What is required — Return, without pictures, the lines from the start of the data through the one that contains "plt.rcParams['font.family'] = ['Liberation".
** Begin Exercise material **
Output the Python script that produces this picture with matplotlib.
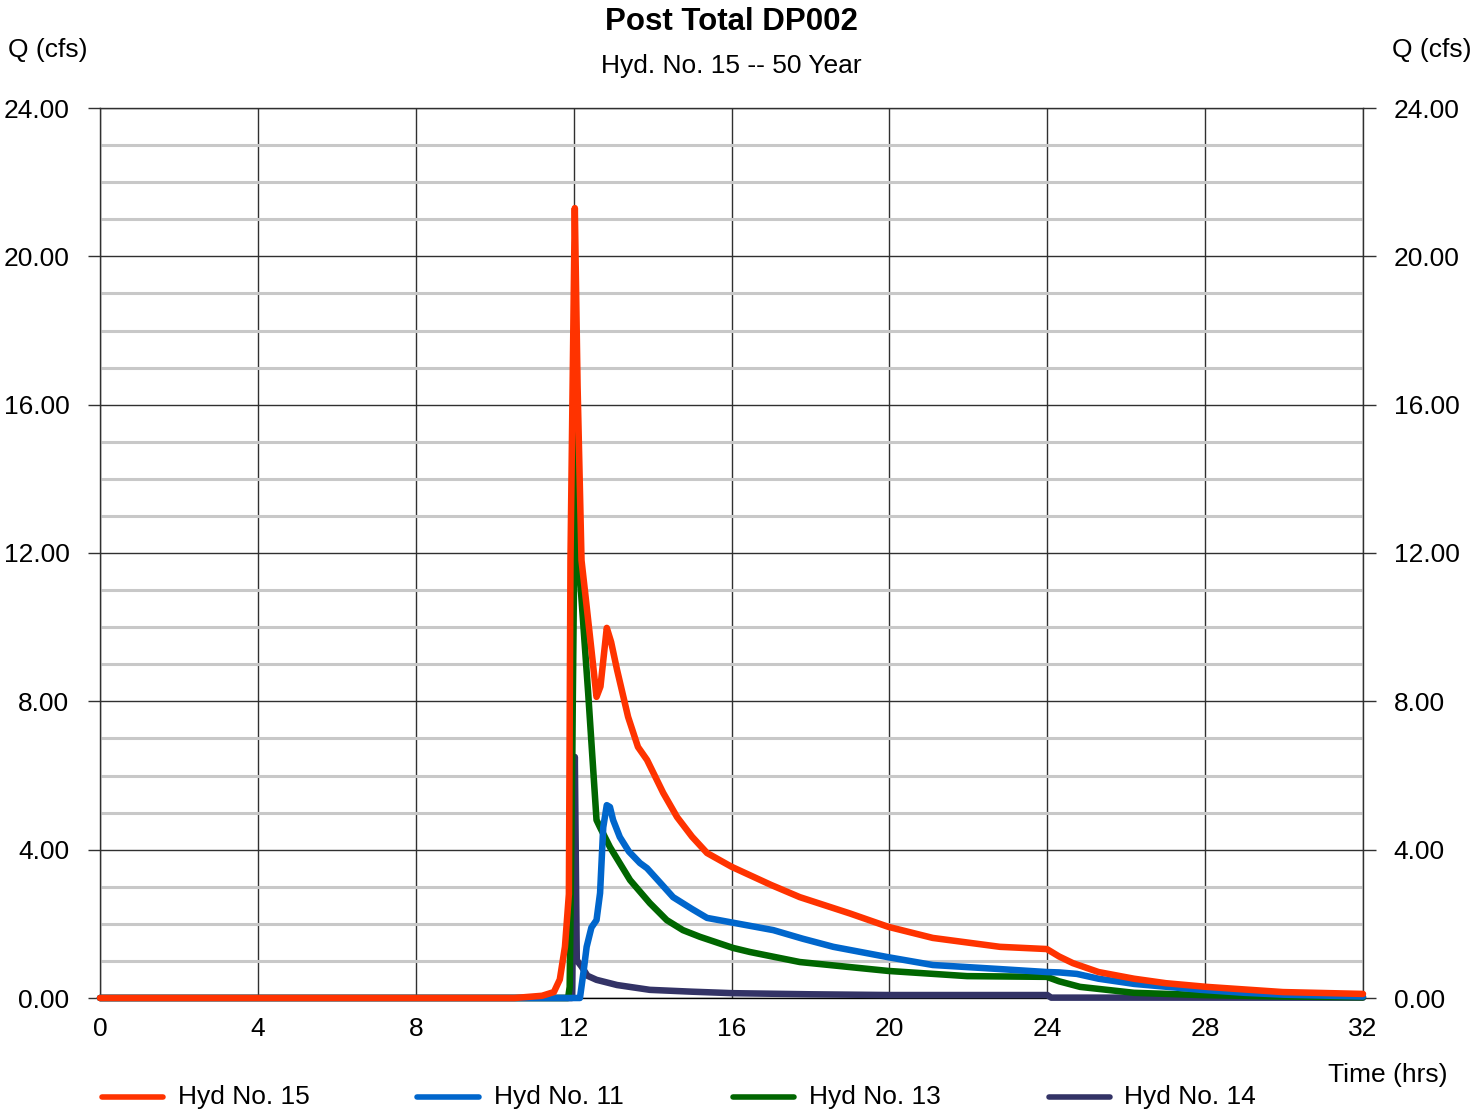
import matplotlib
matplotlib.use("Agg")
import matplotlib.pyplot as plt
from matplotlib.lines import Line2D
from matplotlib.ticker import MultipleLocator, FormatStrFormatter

plt.rcParams['font.family'] = ['Liberation Sans', 'DejaVu Sans']

# ---------------- data ----------------
labels = ["Hyd No. 15", "Hyd No. 11", "Hyd No. 13", "Hyd No. 14"]
colors = ["#FF3300", "#0066CC", "#006600", "#333366"]

t15 = [0, 10.5, 11.2, 11.5, 11.65, 11.78, 11.88, 11.92, 12.03, 12.1, 12.2, 12.3, 12.45, 12.58,
       12.68, 12.84, 12.95, 13.1, 13.38, 13.63, 13.86, 14.27, 14.62, 15.0, 15.38, 16.0, 17.0,
       17.73, 19.0, 19.97, 21.1, 22.8, 23.99, 24.3, 24.65, 25.3, 26.2, 27.0, 28.04, 29.97, 32]
q15 = [0, 0, 0.06, 0.16, 0.5, 1.38, 2.8, 11.8, 21.3, 16.5, 11.8, 10.85, 9.4, 8.12,
       8.4, 9.98, 9.6, 8.85, 7.58, 6.77, 6.42, 5.53, 4.88, 4.35, 3.91, 3.54, 3.05,
       2.72, 2.28, 1.92, 1.62, 1.38, 1.32, 1.12, 0.94, 0.70, 0.52, 0.40, 0.30, 0.16, 0.11]

t11 = [0, 12.16, 12.25, 12.33, 12.45, 12.58, 12.67, 12.75, 12.84, 12.92, 13.0, 13.17, 13.4,
       13.68, 13.86, 14.2, 14.52, 15.0, 15.38, 16.04, 17.06, 17.8, 18.58, 19.97, 21.1, 22.8,
       23.99, 24.3, 24.75, 25.3, 26.2, 27.9, 29.0, 30.0, 32]
q11 = [0, 0, 0.7, 1.38, 1.9, 2.1, 2.83, 4.6, 5.2, 5.15, 4.8, 4.34, 3.95,
       3.64, 3.5, 3.1, 2.72, 2.4, 2.16, 2.03, 1.83, 1.6, 1.38, 1.1, 0.89, 0.78,
       0.70, 0.69, 0.65, 0.52, 0.38, 0.22, 0.14, 0.09, 0.04]

t13 = [0, 11.86, 11.9, 11.95, 12.05, 12.13, 12.37, 12.58, 12.67, 12.92, 13.43, 13.93, 14.36,
       14.77, 15.2, 16.04, 16.47, 17.73, 19.97, 21.97, 23.99, 24.3, 24.83, 26.2, 27.9, 30, 32]
q13 = [0, 0, 0.3, 5.0, 15.5, 11.8, 8.2, 4.8, 4.6, 4.07, 3.18, 2.56, 2.1,
       1.83, 1.65, 1.35, 1.24, 0.97, 0.73, 0.59, 0.57, 0.45, 0.30, 0.14, 0.08, 0.04, 0.02]

t14 = [0, 11.96, 12.03, 12.08, 12.2, 12.35, 12.58, 13.1, 13.93, 15, 16.04, 18, 20, 24, 24.1, 32]
q14 = [0, 0, 6.5, 1.02, 0.85, 0.6, 0.49, 0.35, 0.22, 0.17, 0.13, 0.10, 0.08, 0.08, 0.01, 0.01]

series_t = [t15, t11, t13, t14]
series_q = [q15, q11, q13, q14]

x_ticks = [0, 4, 8, 12, 16, 20, 24, 28, 32]
title = "Post Total DP002"
subtitle = "Hyd. No. 15 -- 50 Year"

# ---------------- figure ----------------
W, H = 1473, 1114
fig = plt.figure(figsize=(W / 100, H / 100), dpi=100)
ax = fig.add_axes([100 / W, (H - 998) / H, (1363 - 100) / W, (998 - 108) / H])

FS = 19
# draw in reverse so Hyd 15 is on top
for tt, qq, c in reversed(list(zip(series_t, series_q, colors))):
    ax.plot(tt, qq, color=c, lw=4.7, solid_capstyle='round', solid_joinstyle='round',
            zorder=3, clip_on=False)

ax.set_xlim(0, 32)
ax.set_ylim(0, 24)
ax.set_xticks(x_ticks)
ax.yaxis.set_major_locator(MultipleLocator(4))
ax.yaxis.set_minor_locator(MultipleLocator(1))
ax.yaxis.set_major_formatter(FormatStrFormatter('%.2f'))

ax.grid(which='minor', axis='y', color='#c8c8c8', lw=2.2, zorder=0)
ax.grid(which='major', axis='both', color='#303030', lw=1.0, zorder=1)
ax.set_axisbelow(True)

for s in ax.spines.values():
    s.set_color('#303030')
    s.set_linewidth(1.0)
ax.spines['bottom'].set_color('black')

ax.tick_params(axis='y', which='major', length=9, width=1.0, color='#303030', pad=13,
               labelsize=FS, left=True, right=True, labelleft=True, labelright=True)
ax.tick_params(axis='y', which='minor', length=0)
ax.tick_params(axis='x', which='major', length=0, pad=14, labelsize=FS)

fig.text(731.5 / W, 1 - 22 / H, title, ha='center', va='center', fontsize=22.5, weight='bold')
fig.text(731.5 / W, 1 - 66 / H, subtitle, ha='center', va='center', fontsize=FS)
fig.text(8 / W, 1 - 50 / H, "Q (cfs)", ha='left', va='center', fontsize=FS)
fig.text(1472 / W, 1 - 50 / H, "Q (cfs)", ha='right', va='center', fontsize=FS)
fig.text(1447 / W, 1 - 1075 / H, "Time (hrs)", ha='right', va='center', fontsize=FS)

# legend (manual, evenly spaced)
leg_y = 1 - 1097 / H
for i, (lab, c) in enumerate(zip(labels, colors)):
    x0 = (100 + i * 315.5) / W
    fig.add_artist(Line2D([x0 + 2 / W, x0 + 63 / W], [leg_y, leg_y], transform=fig.transFigure,
                          color=c, lw=4.0, solid_capstyle='round'))
    fig.text(x0 + 78 / W, leg_y, lab, ha='left', va='center', fontsize=FS)

fig.savefig("out.png", dpi=100)
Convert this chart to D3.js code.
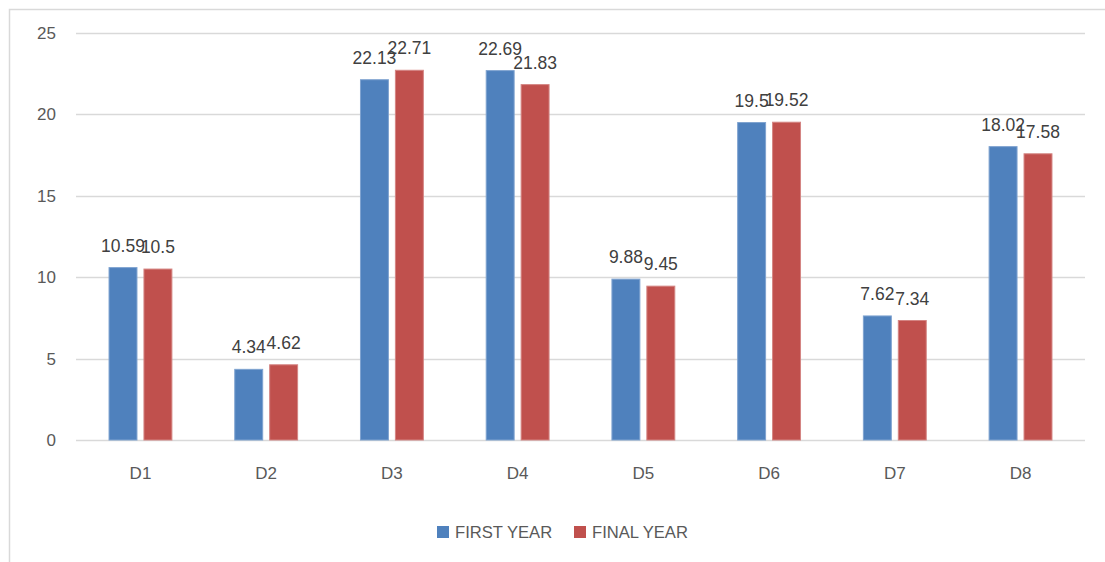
<!DOCTYPE html>
<html>
<head>
<meta charset="utf-8">
<script src="https://cdn.jsdelivr.net/npm/d3@7"></script>
<style>
  html, body { margin: 0; padding: 0; background: #fff; }
  svg { display: block; }
  text { font-family: "Liberation Sans", Arial, sans-serif; }
</style>
</head>
<body>
<svg id="chart" width="1105" height="562"></svg>
<script>
const categories = ["D1", "D2", "D3", "D4", "D5", "D6", "D7", "D8"];
const seriesNames = ["FIRST YEAR", "FINAL YEAR"];
const firstYear = [10.59, 4.34, 22.13, 22.69, 9.88, 19.5, 7.62, 18.02];
const finalYear = [10.5, 4.62, 22.71, 21.83, 9.45, 19.52, 7.34, 17.58];
const yTicks = [0, 5, 10, 15, 20, 25];
const colors = ["#4F81BD", "#C0504D"];
const strokes = ["#7FA3D0", "#D48583"];

const svg = d3.select("#chart");
const margin = { left: 76, right: 1085, top: 33, bottom: 440 };

// chart area border
svg.append("rect")
  .attr("x", 9.5).attr("y", 9.5)
  .attr("width", 1120).attr("height", 600)
  .attr("fill", "none").attr("stroke", "#d9d9d9").attr("stroke-width", 1.5);

const x = d3.scaleBand().domain(categories).range([77.6, 1083.4]);
const y = d3.scaleLinear().domain([0, 25]).range([margin.bottom, margin.top]);

// gridlines
svg.append("g").selectAll("line").data(yTicks).join("line")
  .attr("x1", margin.left).attr("x2", margin.right)
  .attr("y1", d => Math.round(y(d)) + 0.5).attr("y2", d => Math.round(y(d)) + 0.5)
  .attr("stroke", "#d9d9d9").attr("stroke-width", 1.5);

// y axis labels
const yAxis = d3.axisLeft(y).tickValues(yTicks).tickSize(0).tickPadding(20);
const yg = svg.append("g").attr("transform", `translate(${margin.left},0)`).call(yAxis);
yg.select(".domain").remove();
yg.selectAll("text").attr("fill", "#595959").style("font-size", "17px")
  .style("font-family", "'Liberation Sans', Arial, sans-serif");

// x axis labels
const xAxis = d3.axisBottom(x).tickSize(0).tickPadding(27);
const xg = svg.append("g").attr("transform", `translate(0,${margin.bottom})`).call(xAxis);
xg.select(".domain").remove();
xg.selectAll("text").attr("fill", "#595959").style("font-size", "17px")
  .style("font-family", "'Liberation Sans', Arial, sans-serif");

// grouped bars
const inner = d3.scaleBand().domain(seriesNames)
  .range([0, x.bandwidth() * 0.5]).paddingInner(0.2);
const groupOffset = x.bandwidth() * 0.25;

const rows = categories.map((c, i) => ({ cat: c, vals: [firstYear[i], finalYear[i]] }));

const groups = svg.append("g").selectAll("g").data(rows).join("g")
  .attr("transform", d => `translate(${x(d.cat) + groupOffset},0)`);

groups.selectAll("rect").data(d => d.vals.map((v, k) => ({ v, k }))).join("rect")
  .attr("x", d => inner(seriesNames[d.k]))
  .attr("width", inner.bandwidth())
  .attr("y", d => y(d.v))
  .attr("height", d => y(0) - y(d.v))
  .attr("fill", d => colors[d.k])
  .attr("stroke", d => strokes[d.k])
  .attr("stroke-width", 1);

groups.selectAll("text").data(d => d.vals.map((v, k) => ({ v, k }))).join("text")
  .attr("x", d => inner(seriesNames[d.k]) + inner.bandwidth() / 2)
  .attr("y", d => y(d.v) - 16)
  .attr("text-anchor", "middle")
  .attr("fill", "#404040")
  .style("font-size", "17.5px")
  .text(d => d.v);

// legend
const legend = svg.append("g");
const legendItems = [
  { name: seriesNames[0], color: colors[0], x: 437 },
  { name: seriesNames[1], color: colors[1], x: 574 }
];
legendItems.forEach(it => {
  legend.append("rect").attr("x", it.x).attr("y", 526).attr("width", 12).attr("height", 12)
    .attr("fill", it.color);
  legend.append("text").attr("x", it.x + 18).attr("y", 538)
    .attr("fill", "#595959").style("font-size", "16.6px").text(it.name);
});
</script>
</body>
</html>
** End Exercise material **
Right answer —
Output the Python script that produces this picture with matplotlib.
import matplotlib
matplotlib.use("Agg")
import matplotlib.pyplot as plt
from matplotlib.lines import Line2D
from matplotlib.ticker import MultipleLocator, FormatStrFormatter

plt.rcParams['font.family'] = ['Liberation Sans', 'DejaVu Sans']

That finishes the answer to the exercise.